Let’s be blunt. Broker/dealers aren’t the darlings of the wealth management industry they once were, having struggled to adapt to external forces and the onset of discount brokerages that have made investing accessible for millions.
Service has suffered, and investors have taken note. In the latest J.D. Power survey of 4,396 investors in late 2021, 86% of clients aren’t receiving a comprehensive level of service based on criteria including a documented financial plan, recommendations in a client’s best interest, understanding of their goals and frequent communication.
Full-service b/ds have neglected service in favor of technology investments and growth, especially inorganic growth, for more than two decades. They have overstretched themselves in their competition for customers. Avantax has been around since 1983 and has experienced this seismic industry shift firsthand.

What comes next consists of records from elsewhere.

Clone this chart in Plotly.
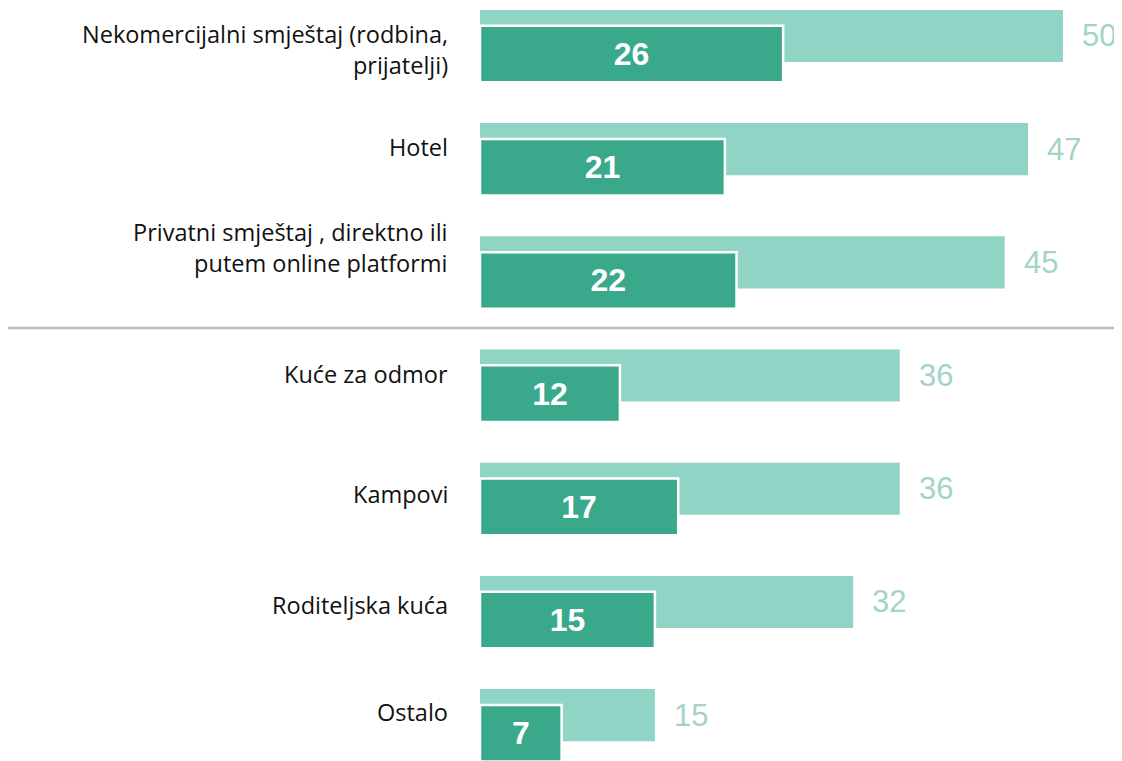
import plotly.graph_objects as go

categories = [
    "Nekomercijalni smještaj (rodbina,<br>prijatelji)",
    "Hotel",
    "Privatni smještaj , direktno ili<br>putem online platformi",
    "Kuće za odmor",
    "Kampovi",
    "Roditeljska kuća",
    "Ostalo",
]
total_values = [50, 47, 45, 36, 36, 32, 15]
main_values = [26, 21, 22, 12, 17, 15, 7]

LIGHT = "#8fd4c4"
DARK = "#3aa98b"
LIGHT_TEXT = "#a3d3c8"

# small downward nudges (px) of the category labels, as in the reference layout
label_nudge_down = [14, -2, -15, -2, 5, 3, -3]

pos = list(range(len(categories)))

fig = go.Figure()
fig.add_trace(go.Bar(
    y=pos, x=total_values, orientation="h",
    marker=dict(color=LIGHT, line=dict(width=0)),
    width=0.46, offset=-0.23, hoverinfo="skip",
))
fig.add_trace(go.Bar(
    y=pos, x=main_values, orientation="h",
    marker=dict(color=DARK, line=dict(color="white", width=2.5)),
    width=0.5, offset=-0.09,
    text=[str(v) for v in main_values], textposition="inside",
    insidetextanchor="middle",
    textfont=dict(color="white", size=32, family="Liberation Sans"),
    texttemplate="<b>%{text}</b>", hoverinfo="skip",
))

# value labels for the light bars
for p, v in zip(pos, total_values):
    fig.add_annotation(x=v, y=p, text=str(v), showarrow=False,
                       xanchor="left", xshift=17, yshift=0,
                       font=dict(size=31, color=LIGHT_TEXT, family="Liberation Sans"))

# category labels
for p, c, n in zip(pos, categories, label_nudge_down):
    fig.add_annotation(x=0, y=p, text=c, showarrow=False,
                       xanchor="right", xshift=-30, yshift=-n, align="right",
                       font=dict(size=23.5, color="#111111", family="Open Sans"))

fig.add_shape(type="line", xref="paper", yref="y", x0=-0.75, x1=1.0,
              y0=2.58, y1=2.58, line=dict(color="#bdbdbd", width=2.5))

fig.update_layout(
    width=1114, height=753,
    margin=dict(l=472, r=0, t=0, b=0, autoexpand=False),
    paper_bgcolor="white", plot_bgcolor="white",
    barmode="overlay", showlegend=False,
    xaxis=dict(range=[0, 55.06], visible=False),
    yaxis=dict(range=[6.405, -0.247], visible=False),
)

fig.write_html("out.html")
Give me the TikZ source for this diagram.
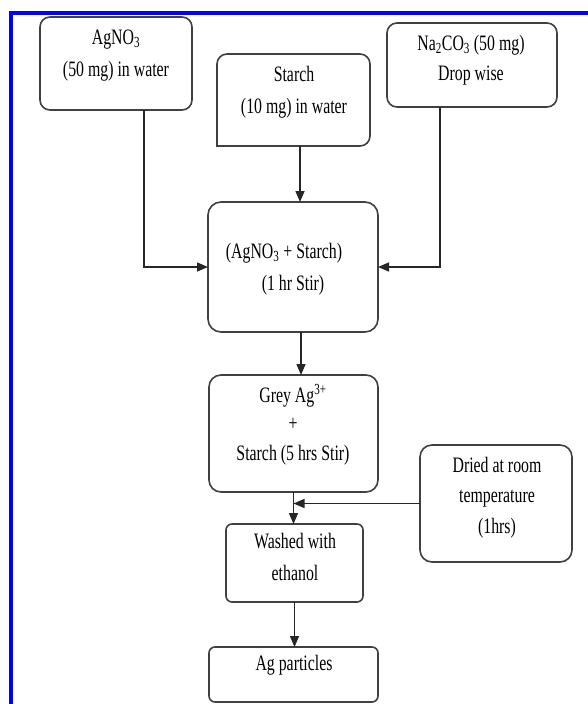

The key lesson we have learned, especially over the past three years as we have integrated our core businesses, is that leading with service drives growth and scale. In the interest of growing together and building a better financial services industry, I’d like to share some of our learnings from the past several years.
Lead With Empathy
When I think about service excellence, I define it as delivering excellent care during every interaction with a financial professional, an individual or a family. By asking financial professionals about their experience and contrasting that with feedback from clients, firms can achieve higher standards of service. The experiences of these groups are often quite different, and our assumptions are rarely accurate.
For example, many firms and financial professionals do a great job being empathetic during prospecting and onboarding, but quickly fall into a rote transactional mindset of quarterly reviews and investment performance reports. Organizations must stay open to feedback and to change, two elements essential to business survival in ultra-competitive markets like financial services.
You Don’t Know What You Don’t Know, but a Consultant Might
Our industry is highly complex, even if you are a subject matter expert who has been operating in finance for 25 years. It would be impossible to maintain current knowledge of everything happening in the tax and finance spaces, while also running a business effectively with a perfect service model. Because of this, another way to achieve service excellence firms might consider is to outsource support and hire a consultant. By using a dedicated resource like a consultant, a firm can give more hours back to their team and allow a third party to focus their full time and energy on the problem at hand using their nuanced external expertise.
Fixing service-level problems is not a part-time job, especially for large firms with complicated infrastructures. It’s a full-time job and requires the full attention of at least one person, as most players will be able to lend only partial attention and participation. Revolutionizing your approach to service is not a project that can be squeezed into one quarter or even one year, and an external consultant can be incredibly valuable to larger firms with long business histories that require more robust planning.
You Need Qualitative and Quantitative Data
To make a plan that will improve service excellence organizationwide, you need data based on people’s actual experiences, and historical qualitative data. The numbers will not give you the full picture, and neither will any one person or group. At Avantax, when it came to quantitative data we started with questions like: “Where is the data, how fresh is it and how well is it organized?” To gather the qualitative data we needed, we talked to financial professionals who came from wirehouses, from our competitors and those who have been with Avantax for more than 40 years. At our Dallas headquarters, we sat down with our most vocal critics and asked them what we could do to improve our service. By using a combination of data based on trends and information we gathered in interviews with key individuals across the firm, we were able to better understand the gaps and pain points we needed to solve for specifically to drive better service, and subsequently growth.
Another major focus area should be on alignment from top to bottom at the firm, getting buy-in for a service-led approach from the most senior person at the organization to the least. This is essential when so many financial services organizations, whether due to longevity or due to merger and acquisition (M&A) activity, have unfortunately ended up with a disconnect between the “new guard” and the “old guard.” This is also another instance where an external consultant can provide great value through objectivity, and their perception as a neutral third-party. They can help negotiate consensus between disparate internal opinions and personalities, while leaving all existing relationships at the firm fully intact.
The bottom line is if you have excellent service, you can drive growth and scale. Even if initial benchmarks are met, you must foster a transparent culture and solicit actionable feedback constantly; this cannot be overstated for large B/Ds. There’s always room to improve and to serve outliers who aren’t getting the highest level of care. While there might not be a clear finish line for your teams to see, you can consistently communicate that this is now a culture committed to continuous improvement for the benefit of everyone: financial professionals, end clients and employees.
Dan Kocher is vice president of service excellence for Avantax Wealth Management.